Let’s talk about micro-celebs. The new breed of famous faces who start life on shows like Love Island or Ex on the Beach and grow into social media influencers through their curated Instagram pages and tactical relationships with brands. When all goes smoothly, a few savvy individuals can create huge empires out of their personal brand. Take Megan McKenna for example who, through stints on Ex on the Beach and Big Brother, landed a role in TOWIE. By consistently popping up in our favourite guilty pleasure shows, the 26-year-old was able to fast track her way to a career in the country music industry, releasing her debut album Story of Me in 2018.

Despite Megan’s success story, many individuals do not take to overnight fame in the same ‘duck to water’ fashion. Love Island’s contestants live in the secluded villa for several months with no contact or knowledge of real-world events. In this bubble, they have no idea of the media whirlwind that surrounds their name or how the producers of the show have chosen to craft their identities through tactical editing. Everyone likes a bit of drama and if it’s not happening organically, producers must step in at the expense of an unlucky few contestants to create some. On top of this, these new-fangled celebs must cope with being role models on a huge scale as well as battling the trolls who will constantly pick apart each aspect of their lives. Serious mental health issues can arise in these scenarios which are multiplied by the façade that perfectly edited Instagram posts create. The worst cases can even lead to suicides such as that of 2017 contestant, Mike Thalissitis who died last month aged just 26. 

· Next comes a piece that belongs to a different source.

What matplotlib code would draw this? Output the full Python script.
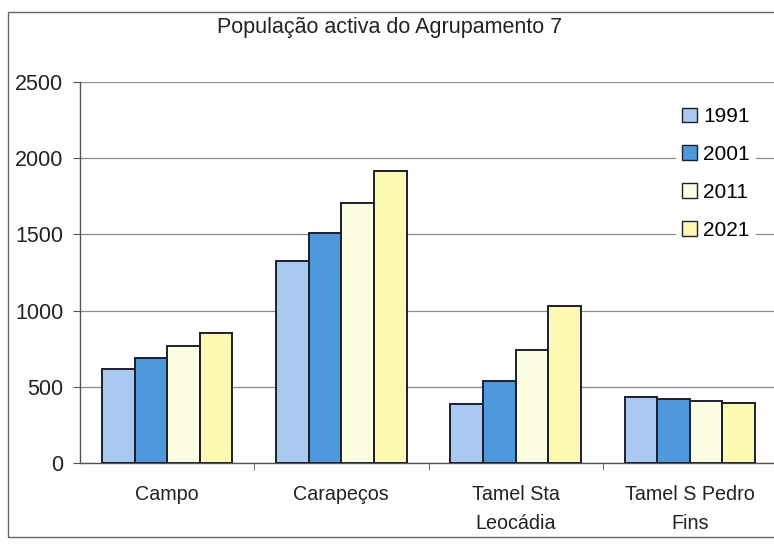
import numpy as np
import matplotlib
matplotlib.use("Agg")
import matplotlib.pyplot as plt
from matplotlib.patches import Rectangle

plt.rcParams['font.family'] = ['Liberation Sans', 'DejaVu Sans']

# data
categories = ['Campo', 'Carapeços', 'Tamel Sta\nLeocádia', 'Tamel S Pedro\nFins']
years = ['1991', '2001', '2011', '2021']
v1991 = [620, 1325, 390, 430]
v2001 = [690, 1510, 535, 420]
v2011 = [765, 1705, 740, 410]
v2021 = [850, 1915, 1030, 395]
yticks = [0, 500, 1000, 1500, 2000, 2500]

colors = ['#a9c9f0', '#4f98dc', '#fdfde2', '#fdf8b2']
series = [v1991, v2001, v2011, v2021]

W, H = 774, 546
fig = plt.figure(figsize=(W / 100, H / 100), dpi=100)
ax = fig.add_axes([80 / W, 1 - 463 / H, 697 / W, (463 - 82) / H])

x = np.arange(len(categories))
bw = 0.187
for i, (vals, col, yr) in enumerate(zip(series, colors, years)):
    ax.bar(x + (i - 1.5) * bw, vals, bw, color=col, edgecolor='#1c1f2e',
           linewidth=1.4, label=yr, zorder=3)

ax.set_xlim(-0.5, 3.5)
ax.set_ylim(0, 2500)
ax.set_yticks(yticks)
ax.set_yticklabels([str(t) for t in yticks], fontsize=15.5, color='#222222')
ax.tick_params(axis='y', length=5, pad=7, color='#555555')
ax.set_xticks(x)
ax.set_xticklabels(categories, fontsize=14.2, color='#222222', linespacing=1.65)
ax.set_xticks([0.5, 1.5, 2.5], minor=True)
ax.tick_params(axis='x', which='major', length=0, pad=16)
ax.tick_params(axis='x', which='minor', length=5, color='#555555')

ax.grid(axis='y', color='#8a8a8a', linewidth=0.9, zorder=0)
for s in ['top', 'right']:
    ax.spines[s].set_visible(False)
for s in ['left', 'bottom']:
    ax.spines[s].set_color('#555555')
    ax.spines[s].set_linewidth(1.0)

leg = ax.legend(loc='upper left', bbox_to_anchor=(676 / W, 1 - 101 / H),
                bbox_transform=fig.transFigure, frameon=True, fontsize=15,
                handlelength=0.7, handleheight=0.7, handletextpad=0.3,
                labelspacing=0.9, borderpad=0.3, borderaxespad=0)
leg.get_frame().set_edgecolor('none')
leg.get_frame().set_facecolor('white')
leg.get_frame().set_alpha(1)
for h in leg.legend_handles:
    h.set_linewidth(1.0)

fig.text(390 / W, 1 - 28 / H, 'População activa do Agrupamento 7',
         ha='center', va='center', fontsize=15.5, color='#222222')

fig.add_artist(Rectangle((8 / W, 1 - 537 / H), 1, (537 - 12) / H,
                         transform=fig.transFigure, fill=False,
                         edgecolor='#666666', linewidth=1.0))

fig.savefig('out.png', dpi=100)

In cases like these, most people turn to look at what the creators of these shows, in this case, ITV, are actively doing to support their stars once they’re back in the real world.

Previous contestant, Dom Lever tweeted that "You get a psychological evaluation before and after you go on the show but hands down once you are done on the show you don't get any support unless you're number one", with Jonny Mitchell, who competed on the show in 2017, adding that he and his peers were "left to their own devices to deal with [their baptism  of fire] when the sun set on the season." In light of these comments and Thalissitis' death, the Health Minister Matt Hancock has called for more to be done by the show's creators to understand the level of responsibility they have in the subsequent fate of the TV personalities they are manufacturing. He said, "I think that it is a duty on any organisation that is putting people in the position of making them famous overnight, that they should also look after them afterwards."

Despite the allegations from contestants and MPs alike, ITV still insists that 'care for our Islanders is a process the show takes very seriously... We ensure that all of our contributors are able to access psychological support before, during and after appearing on the show...We also discuss...how their lives might change and they have access to support and advice with this.'

It appears that, regardless of the severity of the situation, ITV are still yet to learn that the support they provide is not sufficing. Creating these micro-celebs has proven to be a successful side-earner for ITV who plan to take 10% of all contestants' earnings for 3 years after they leave the show from now on. The least the network can do with their extra revenue is to invest that into ensuring that young stars are not driven into a place so dark that they can’t go on living. So, how many more suicides will it take for responsible corporations like ITV to smell the roses and realise that continued support should be standard in the age of the micro-celeb?